--- Begin Extracted material ---
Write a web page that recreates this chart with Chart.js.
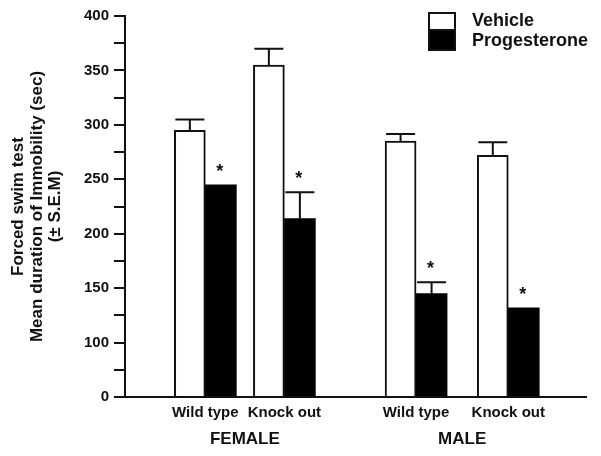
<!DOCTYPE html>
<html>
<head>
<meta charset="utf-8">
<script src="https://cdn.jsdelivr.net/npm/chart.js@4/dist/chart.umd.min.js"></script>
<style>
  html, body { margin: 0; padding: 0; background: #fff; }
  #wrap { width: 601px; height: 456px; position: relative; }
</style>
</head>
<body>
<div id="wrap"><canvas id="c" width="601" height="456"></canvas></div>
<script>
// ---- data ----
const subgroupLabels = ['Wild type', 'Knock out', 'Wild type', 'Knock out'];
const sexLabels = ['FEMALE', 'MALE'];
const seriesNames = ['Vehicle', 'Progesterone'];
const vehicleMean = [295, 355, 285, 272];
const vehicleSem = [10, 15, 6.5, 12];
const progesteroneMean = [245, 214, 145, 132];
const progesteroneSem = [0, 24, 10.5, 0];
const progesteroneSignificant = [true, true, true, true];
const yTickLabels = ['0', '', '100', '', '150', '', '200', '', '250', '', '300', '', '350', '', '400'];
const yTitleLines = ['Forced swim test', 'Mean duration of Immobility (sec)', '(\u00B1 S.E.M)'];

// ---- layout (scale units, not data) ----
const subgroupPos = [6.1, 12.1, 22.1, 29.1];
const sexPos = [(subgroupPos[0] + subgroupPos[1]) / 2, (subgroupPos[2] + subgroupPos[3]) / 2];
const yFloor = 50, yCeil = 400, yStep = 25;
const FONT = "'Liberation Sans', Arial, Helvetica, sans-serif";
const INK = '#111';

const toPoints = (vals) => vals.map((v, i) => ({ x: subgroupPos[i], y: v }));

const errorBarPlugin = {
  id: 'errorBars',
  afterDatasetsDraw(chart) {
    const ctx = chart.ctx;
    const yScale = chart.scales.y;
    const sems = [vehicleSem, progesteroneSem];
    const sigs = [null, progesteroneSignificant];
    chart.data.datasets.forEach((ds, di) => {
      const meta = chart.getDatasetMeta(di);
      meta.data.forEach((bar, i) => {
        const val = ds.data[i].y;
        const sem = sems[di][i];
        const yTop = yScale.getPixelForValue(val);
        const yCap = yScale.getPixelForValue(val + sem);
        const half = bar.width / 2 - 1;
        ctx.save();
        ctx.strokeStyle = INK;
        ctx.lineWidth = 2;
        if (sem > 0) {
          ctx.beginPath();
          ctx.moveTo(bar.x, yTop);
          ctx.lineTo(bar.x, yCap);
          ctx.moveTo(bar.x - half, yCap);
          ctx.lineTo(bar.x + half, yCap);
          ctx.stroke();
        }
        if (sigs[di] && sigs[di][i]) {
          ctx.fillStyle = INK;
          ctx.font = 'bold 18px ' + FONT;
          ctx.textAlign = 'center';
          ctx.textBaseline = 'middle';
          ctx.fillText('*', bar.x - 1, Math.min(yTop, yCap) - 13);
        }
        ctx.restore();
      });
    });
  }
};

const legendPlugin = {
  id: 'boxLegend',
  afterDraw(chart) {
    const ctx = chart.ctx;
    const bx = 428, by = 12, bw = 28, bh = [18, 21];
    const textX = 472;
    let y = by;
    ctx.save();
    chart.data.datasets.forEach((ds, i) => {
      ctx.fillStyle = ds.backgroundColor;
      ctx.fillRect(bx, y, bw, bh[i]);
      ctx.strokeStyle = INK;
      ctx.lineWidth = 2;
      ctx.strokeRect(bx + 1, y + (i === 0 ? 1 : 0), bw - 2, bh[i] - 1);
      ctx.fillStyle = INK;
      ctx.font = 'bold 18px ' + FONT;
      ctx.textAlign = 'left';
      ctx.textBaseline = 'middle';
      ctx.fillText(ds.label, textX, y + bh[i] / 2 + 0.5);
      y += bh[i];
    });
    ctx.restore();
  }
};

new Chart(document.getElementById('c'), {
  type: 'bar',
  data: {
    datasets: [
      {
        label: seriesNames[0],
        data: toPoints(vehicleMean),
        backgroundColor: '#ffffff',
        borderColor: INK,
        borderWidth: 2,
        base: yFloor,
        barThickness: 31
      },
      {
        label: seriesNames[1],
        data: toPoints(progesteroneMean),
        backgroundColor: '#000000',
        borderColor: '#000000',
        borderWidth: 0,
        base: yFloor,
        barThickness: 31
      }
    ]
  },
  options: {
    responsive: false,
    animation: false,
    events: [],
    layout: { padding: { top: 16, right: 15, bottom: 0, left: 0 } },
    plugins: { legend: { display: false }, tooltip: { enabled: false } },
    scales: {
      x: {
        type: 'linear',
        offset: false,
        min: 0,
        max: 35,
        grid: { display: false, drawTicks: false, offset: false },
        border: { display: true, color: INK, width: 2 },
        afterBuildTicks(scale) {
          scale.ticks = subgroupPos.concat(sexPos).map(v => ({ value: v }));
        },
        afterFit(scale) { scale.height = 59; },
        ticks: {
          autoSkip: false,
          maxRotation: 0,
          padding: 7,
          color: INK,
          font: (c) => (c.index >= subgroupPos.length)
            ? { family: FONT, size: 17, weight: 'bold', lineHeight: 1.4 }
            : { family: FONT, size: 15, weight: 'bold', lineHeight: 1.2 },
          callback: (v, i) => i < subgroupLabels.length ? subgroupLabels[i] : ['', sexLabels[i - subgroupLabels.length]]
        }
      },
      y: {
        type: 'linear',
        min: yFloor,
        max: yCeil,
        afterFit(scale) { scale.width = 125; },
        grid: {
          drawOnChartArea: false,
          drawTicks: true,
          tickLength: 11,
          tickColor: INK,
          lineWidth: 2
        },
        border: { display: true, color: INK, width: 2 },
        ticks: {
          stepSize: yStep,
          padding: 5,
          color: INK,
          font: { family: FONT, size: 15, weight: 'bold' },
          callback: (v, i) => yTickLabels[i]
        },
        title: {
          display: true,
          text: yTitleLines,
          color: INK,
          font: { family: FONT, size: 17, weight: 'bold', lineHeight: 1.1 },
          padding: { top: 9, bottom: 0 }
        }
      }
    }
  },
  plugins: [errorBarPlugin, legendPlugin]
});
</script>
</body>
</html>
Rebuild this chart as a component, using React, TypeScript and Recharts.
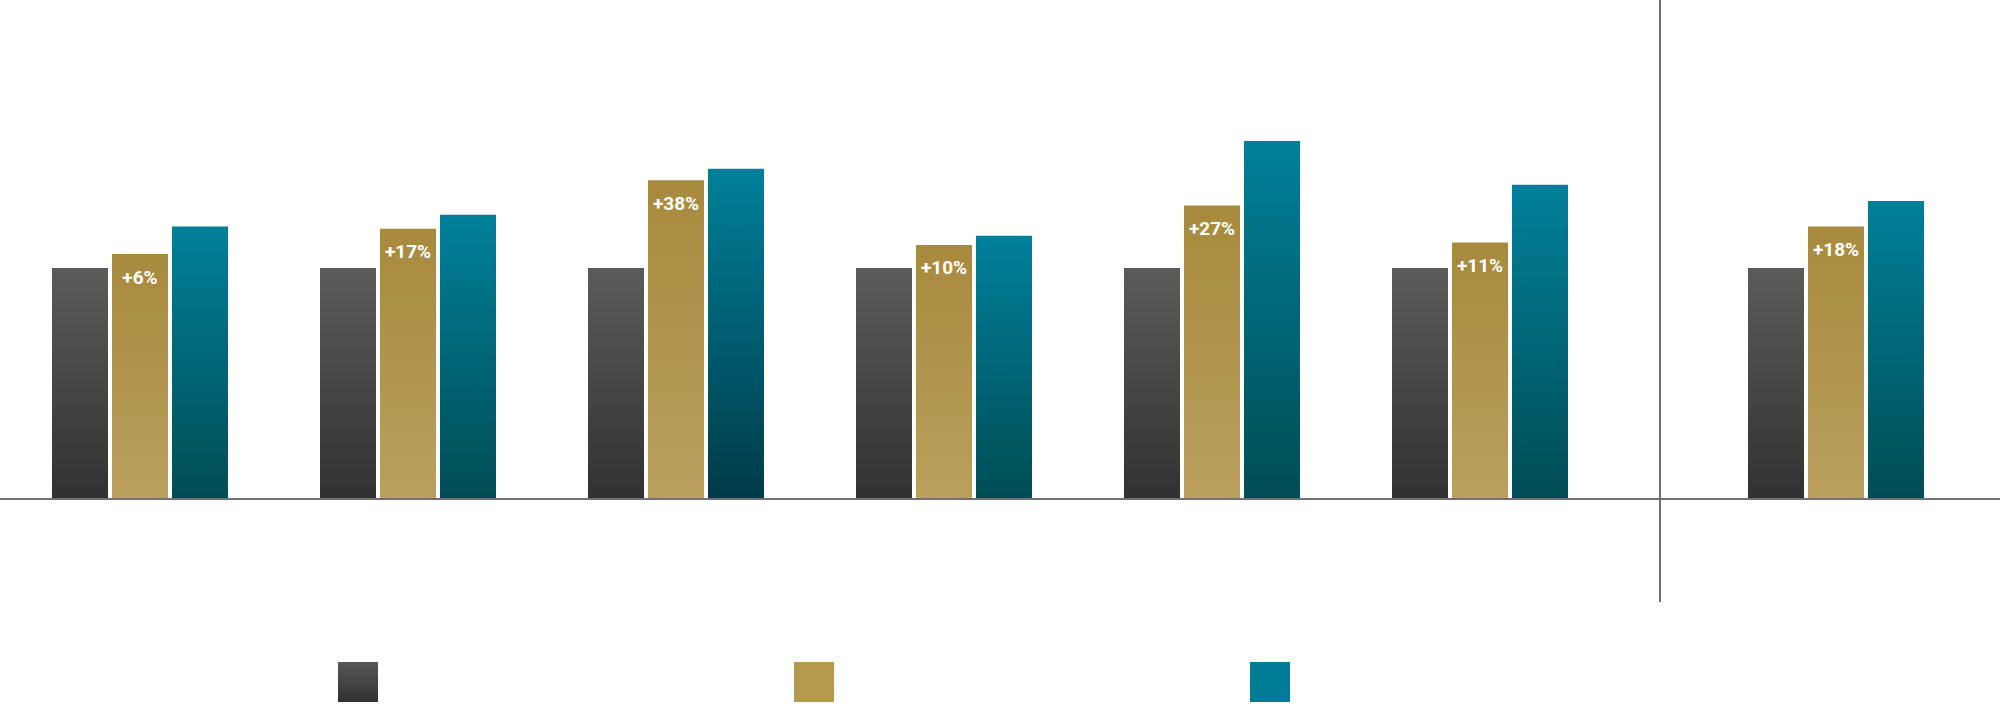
--- End Extracted material ---
- _What is required_:
Set down the lines of the records above exactly, apart from the pictures.

- _Answer for this exercise_:
Write a web page that recreates this chart with Chart.js.
<!DOCTYPE html>
<html>
<head>
<meta charset="utf-8">
<script src="https://cdn.jsdelivr.net/npm/chart.js@4/dist/chart.umd.min.js"></script>
<style>
  html, body { margin: 0; padding: 0; background: #fff; }
  #wrap { width: 601px; height: 456px; position: relative; }
</style>
</head>
<body>
<div id="wrap"><canvas id="c" width="601" height="456"></canvas></div>
<script>
// ---- data ----
const subgroupLabels = ['Wild type', 'Knock out', 'Wild type', 'Knock out'];
const sexLabels = ['FEMALE', 'MALE'];
const seriesNames = ['Vehicle', 'Progesterone'];
const vehicleMean = [295, 355, 285, 272];
const vehicleSem = [10, 15, 6.5, 12];
const progesteroneMean = [245, 214, 145, 132];
const progesteroneSem = [0, 24, 10.5, 0];
const progesteroneSignificant = [true, true, true, true];
const yTickLabels = ['0', '', '100', '', '150', '', '200', '', '250', '', '300', '', '350', '', '400'];
const yTitleLines = ['Forced swim test', 'Mean duration of Immobility (sec)', '(\u00B1 S.E.M)'];

// ---- layout (scale units, not data) ----
const subgroupPos = [6.1, 12.1, 22.1, 29.1];
const sexPos = [(subgroupPos[0] + subgroupPos[1]) / 2, (subgroupPos[2] + subgroupPos[3]) / 2];
const yFloor = 50, yCeil = 400, yStep = 25;
const FONT = "'Liberation Sans', Arial, Helvetica, sans-serif";
const INK = '#111';

const toPoints = (vals) => vals.map((v, i) => ({ x: subgroupPos[i], y: v }));

const errorBarPlugin = {
  id: 'errorBars',
  afterDatasetsDraw(chart) {
    const ctx = chart.ctx;
    const yScale = chart.scales.y;
    const sems = [vehicleSem, progesteroneSem];
    const sigs = [null, progesteroneSignificant];
    chart.data.datasets.forEach((ds, di) => {
      const meta = chart.getDatasetMeta(di);
      meta.data.forEach((bar, i) => {
        const val = ds.data[i].y;
        const sem = sems[di][i];
        const yTop = yScale.getPixelForValue(val);
        const yCap = yScale.getPixelForValue(val + sem);
        const half = bar.width / 2 - 1;
        ctx.save();
        ctx.strokeStyle = INK;
        ctx.lineWidth = 2;
        if (sem > 0) {
          ctx.beginPath();
          ctx.moveTo(bar.x, yTop);
          ctx.lineTo(bar.x, yCap);
          ctx.moveTo(bar.x - half, yCap);
          ctx.lineTo(bar.x + half, yCap);
          ctx.stroke();
        }
        if (sigs[di] && sigs[di][i]) {
          ctx.fillStyle = INK;
          ctx.font = 'bold 18px ' + FONT;
          ctx.textAlign = 'center';
          ctx.textBaseline = 'middle';
          ctx.fillText('*', bar.x - 1, Math.min(yTop, yCap) - 13);
        }
        ctx.restore();
      });
    });
  }
};

const legendPlugin = {
  id: 'boxLegend',
  afterDraw(chart) {
    const ctx = chart.ctx;
    const bx = 428, by = 12, bw = 28, bh = [18, 21];
    const textX = 472;
    let y = by;
    ctx.save();
    chart.data.datasets.forEach((ds, i) => {
      ctx.fillStyle = ds.backgroundColor;
      ctx.fillRect(bx, y, bw, bh[i]);
      ctx.strokeStyle = INK;
      ctx.lineWidth = 2;
      ctx.strokeRect(bx + 1, y + (i === 0 ? 1 : 0), bw - 2, bh[i] - 1);
      ctx.fillStyle = INK;
      ctx.font = 'bold 18px ' + FONT;
      ctx.textAlign = 'left';
      ctx.textBaseline = 'middle';
      ctx.fillText(ds.label, textX, y + bh[i] / 2 + 0.5);
      y += bh[i];
    });
    ctx.restore();
  }
};

new Chart(document.getElementById('c'), {
  type: 'bar',
  data: {
    datasets: [
      {
        label: seriesNames[0],
        data: toPoints(vehicleMean),
        backgroundColor: '#ffffff',
        borderColor: INK,
        borderWidth: 2,
        base: yFloor,
        barThickness: 31
      },
      {
        label: seriesNames[1],
        data: toPoints(progesteroneMean),
        backgroundColor: '#000000',
        borderColor: '#000000',
        borderWidth: 0,
        base: yFloor,
        barThickness: 31
      }
    ]
  },
  options: {
    responsive: false,
    animation: false,
    events: [],
    layout: { padding: { top: 16, right: 15, bottom: 0, left: 0 } },
    plugins: { legend: { display: false }, tooltip: { enabled: false } },
    scales: {
      x: {
        type: 'linear',
        offset: false,
        min: 0,
        max: 35,
        grid: { display: false, drawTicks: false, offset: false },
        border: { display: true, color: INK, width: 2 },
        afterBuildTicks(scale) {
          scale.ticks = subgroupPos.concat(sexPos).map(v => ({ value: v }));
        },
        afterFit(scale) { scale.height = 59; },
        ticks: {
          autoSkip: false,
          maxRotation: 0,
          padding: 7,
          color: INK,
          font: (c) => (c.index >= subgroupPos.length)
            ? { family: FONT, size: 17, weight: 'bold', lineHeight: 1.4 }
            : { family: FONT, size: 15, weight: 'bold', lineHeight: 1.2 },
          callback: (v, i) => i < subgroupLabels.length ? subgroupLabels[i] : ['', sexLabels[i - subgroupLabels.length]]
        }
      },
      y: {
        type: 'linear',
        min: yFloor,
        max: yCeil,
        afterFit(scale) { scale.width = 125; },
        grid: {
          drawOnChartArea: false,
          drawTicks: true,
          tickLength: 11,
          tickColor: INK,
          lineWidth: 2
        },
        border: { display: true, color: INK, width: 2 },
        ticks: {
          stepSize: yStep,
          padding: 5,
          color: INK,
          font: { family: FONT, size: 15, weight: 'bold' },
          callback: (v, i) => yTickLabels[i]
        },
        title: {
          display: true,
          text: yTitleLines,
          color: INK,
          font: { family: FONT, size: 17, weight: 'bold', lineHeight: 1.1 },
          padding: { top: 9, bottom: 0 }
        }
      }
    }
  },
  plugins: [errorBarPlugin, legendPlugin]
});
</script>
</body>
</html>
Rebuild this chart as a component, using React, TypeScript and Recharts.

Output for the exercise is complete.